The client runs on each container executing application code and exposes a file system interface to applications and can access a mounted volume via a user-space file system interface such as FUSE.

Client Caching

The client process runs entirely in the user space with its own cache, which has been used in the following cases.

To reduce the communication with the resource manager, the client caches the addresses of the available meta and data partitions assigned to the mounted volume, which can be obtained at the startup, and periodically synchronizes this available partitions with the resource manager.

To reduce the communication with the meta nodes, the client also caches the returned inodes and dentries when creating new files, as well as the data partition id, the extent id and the offset, after the file has been written to the data node successfully. When a file is opened for read/write, the client will force the cache metadata to be synchronous with the meta node.

To reduce the communication with the data nodes, the client caches the most recently identified leader. Our observation is that, when reading a file, the client may not know which data node is the current leader because the leader could change after a failure recovery. As a result, the client may try to send the read request to each replica one by one until a leader is identified. However, since the leader does not change frequently, by caching the last identified leader, the client can have minimized number of retries in most cases.

Integration with FUSE

The ChubaoFS client has been integrated with FUSE to provide a file system interface in the user space. In the past, low performance is considered the main disadvantage of such user-space file systems. But over the years, FUSE has made several improvement on its performance such as multithreading and write-back cache. In the future, we plan to develop our own POSIX-compliant file system interface in the kernel space to completely eliminate the overhead from FUSE.

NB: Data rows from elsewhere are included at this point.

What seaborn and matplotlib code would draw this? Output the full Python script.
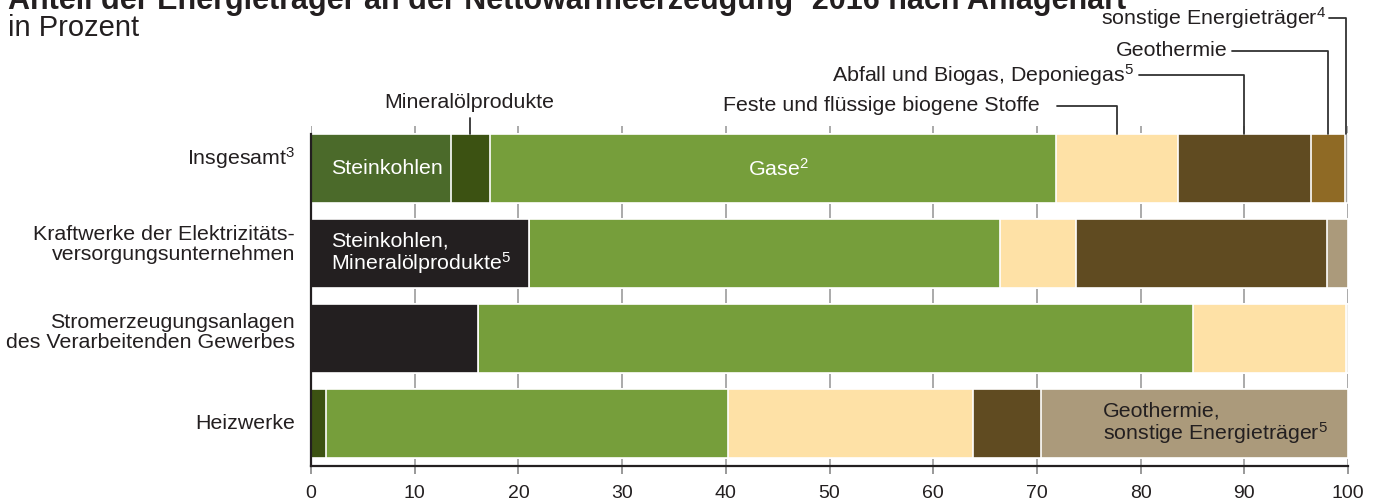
import numpy as np
import pandas as pd
import matplotlib
matplotlib.use("Agg")
import matplotlib.pyplot as plt
import seaborn as sns

# Anteil der Energieträger, in Prozent (von links nach rechts je Zeile)
rows = ["Insgesamt$^3$",
        "Kraftwerke der Elektrizitäts-\nversorgungsunternehmen",
        "Stromerzeugungsanlagen\ndes Verarbeitenden Gewerbes",
        "Heizwerke"]
steinkohlen = [13.5, 21.0, 16.1, 0.0]   # Zeilen 2/3: Steinkohlen + Mineralölprodukte
mineraloel = [3.75, 0.0, 0.0, 1.4]
gase = [54.55, 45.4, 69.0, 38.8]
feste_biogen = [11.8, 7.4, 14.7, 23.6]
abfall = [12.8, 24.2, 0.0, 6.6]
geothermie = [3.3, 2.0, 0.2, 29.6]      # Zeilen 2-4: Geothermie + sonstige
sonstige = [0.3, 0.0, 0.0, 0.0]

series = [steinkohlen, mineraloel, gase, feste_biogen, abfall, geothermie, sonstige]

# colours per series, per row
colors = [
    ["#4b6a2a", "#231f20", "#231f20", "#3c5212"],
    ["#3c5212", "#3c5212", "#3c5212", "#3c5212"],
    ["#769e3b"] * 4,
    ["#fee1a6"] * 4,
    ["#604b21"] * 4,
    ["#8f6a25", "#ab9a7b", "#ab9a7b", "#ab9a7b"],
    ["#a5a5a5"] * 4,
]

sns.set_theme(style="white")
plt.rcParams["font.family"] = ["Liberation Sans", "DejaVu Sans"]
plt.rcParams["mathtext.fontset"] = "custom"
plt.rcParams["mathtext.rm"] = "Liberation Sans"
plt.rcParams["mathtext.it"] = "Liberation Sans:italic"
plt.rcParams["mathtext.bf"] = "Liberation Sans:bold"

DARK = "#231f20"
FS = 15.4      # labels
FS_TICK = 14

fig = plt.figure(figsize=(13.74, 5.04), dpi=100)
ax = fig.add_axes([311 / 1374, 38 / 504, 1037 / 1374, 340 / 504])

cum = np.cumsum(np.array(series), axis=0)
BAR_W = 0.81
# draw cumulative ends from the back so shorter stacks sit on top
for k in range(len(series) - 1, -1, -1):
    df = pd.DataFrame({"row": rows, "wert": cum[k]})
    pal = dict(zip(rows, colors[k]))
    sns.barplot(data=df, x="wert", y="row", hue="row", palette=pal,
                orient="h", width=BAR_W, edgecolor="white", linewidth=1.2,
                legend=False, ax=ax, saturation=1, zorder=2)

ax.set_xlim(0, 100)
ax.set_ylim(3.5, -0.5)
ax.set_xticks(range(0, 101, 10))
ax.set_xlabel("")
ax.set_ylabel("")
ax.grid(axis="x", color="#aaaaaa", lw=1.4, zorder=0)
ax.grid(axis="y", visible=False)
ax.set_axisbelow(True)
ax.tick_params(axis="x", direction="out", length=6, width=1.2, color="#888888",
               labelsize=FS_TICK, labelcolor=DARK, pad=8, bottom=True)
ax.tick_params(axis="y", length=0, labelleft=False)
for s in ["top", "right"]:
    ax.spines[s].set_visible(False)
for s in ["left", "bottom"]:
    ax.spines[s].set_color(DARK)
    ax.spines[s].set_linewidth(1.6)
    ax.spines[s].set_zorder(3)
ax.spines["left"].set_bounds(3.5, -BAR_W / 2)

# row labels (drawn as text so they can sit slightly above centre like the original)
ytr = ax.get_yaxis_transform()
row_shift = [-0.12, -0.11, -0.07, 0.0]
for i, lab in enumerate(rows):
    ax.text(-16 / 1037, i + row_shift[i], lab, transform=ytr, fontsize=FS,
            color=DARK, ha="right", va="center", linespacing=1.05)

# labels inside the bars
ax.text(1.9, 0, "Steinkohlen", color="white", fontsize=FS, va="center", ha="left", zorder=4)
ax.text(45.1, 0, "Gase$^2$", color="white", fontsize=FS, va="center", ha="center", zorder=4)
ax.text(1.9, 1, "Steinkohlen,\nMineralölprodukte$^5$", color="white", fontsize=FS,
        va="center", ha="left", linespacing=1.0, zorder=4)
ax.text(76.4, 3, "Geothermie,\nsonstige Energieträger$^5$", color=DARK, fontsize=FS,
        va="center", ha="left", linespacing=1.0, zorder=4)

# callouts above the first bar
tr = ax.get_xaxis_transform()
bar_top = (3.5 + BAR_W / 2) / 4.0
c0 = cum[:, 0]
starts0 = np.concatenate([[0], c0[:-1]])
centers = (starts0 + c0) / 2

ax.plot([centers[1]] * 2, [bar_top, 1.024], transform=tr, color="#333333",
        lw=1.3, clip_on=False, zorder=5)
ax.text(15.25, 1.068, "Mineralölprodukte", transform=tr, fontsize=FS, color=DARK,
        ha="center", va="center")

callouts = [
    (3, "Feste und flüssige biogene Stoffe", 70.3, 71.97, 1.059),
    (4, "Abfall und Biogas, Deponiegas$^5$", 79.4, 79.8, 1.150),
    (5, "Geothermie", 88.4, 88.8, 1.221),
    (6, "sonstige Energieträger$^4$", 97.9, 98.2, 1.318),
]
for idx, txt, xt, xs, yf in callouts:
    xc = centers[idx]
    ax.plot([xs, xc, xc], [yf, yf, bar_top], transform=tr, color="#333333",
            lw=1.3, clip_on=False, zorder=5)
    ax.text(xt, yf, txt, transform=tr, fontsize=FS, color=DARK,
            ha="right", va="center")

# title (partially cut off at top edge) and unit
fig.text(8 / 1374, 1 - 9 / 504, "Anteil der Energieträger an der Nettowärmeerzeugung¹ 2016 nach Anlagenart",
         fontsize=22, fontweight="bold", color=DARK, ha="left", va="baseline")
fig.text(8 / 1374, 1 - 36 / 504, "in Prozent", fontsize=21, color=DARK,
         ha="left", va="baseline")

fig.savefig("out.png", dpi=100)
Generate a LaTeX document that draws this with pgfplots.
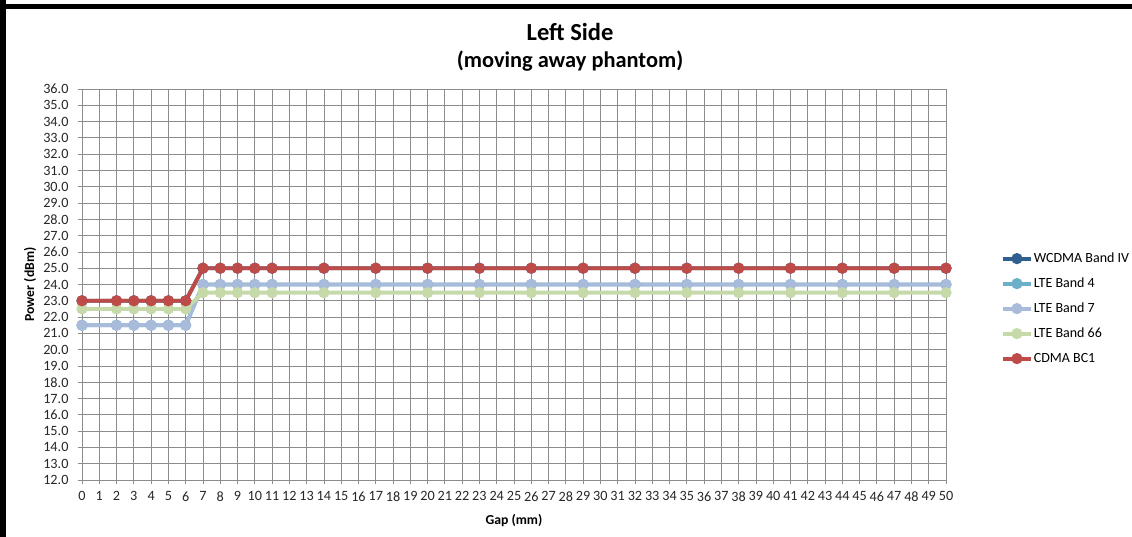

Currently the write-back cache feature does not work well in ChubaoFS due to the following reason. The default write behavior of FUSE is called directIO, which bypasses the kernel’s page cache. This results in performance problems on writing small files as each write pushes the file data to the user daemon. The solution FUSE implemented was to make the page cache support a write-back policy that aggregates small data first, and then make writes asynchronous. With that change, file data can be pushed to the user daemon in larger blobs at a time. However, in real production, we found that the write-back cache is not very useful, because a write operation usually invoke another process that tries to balance the dirty pages (pages in the main memory that have been modified during writing data to disk are marked as “dirty” and have to be flushed to disk before they can be freed), which incurs extra overhead. This overhead becomes more obvious when small files are continuously written through FUSE.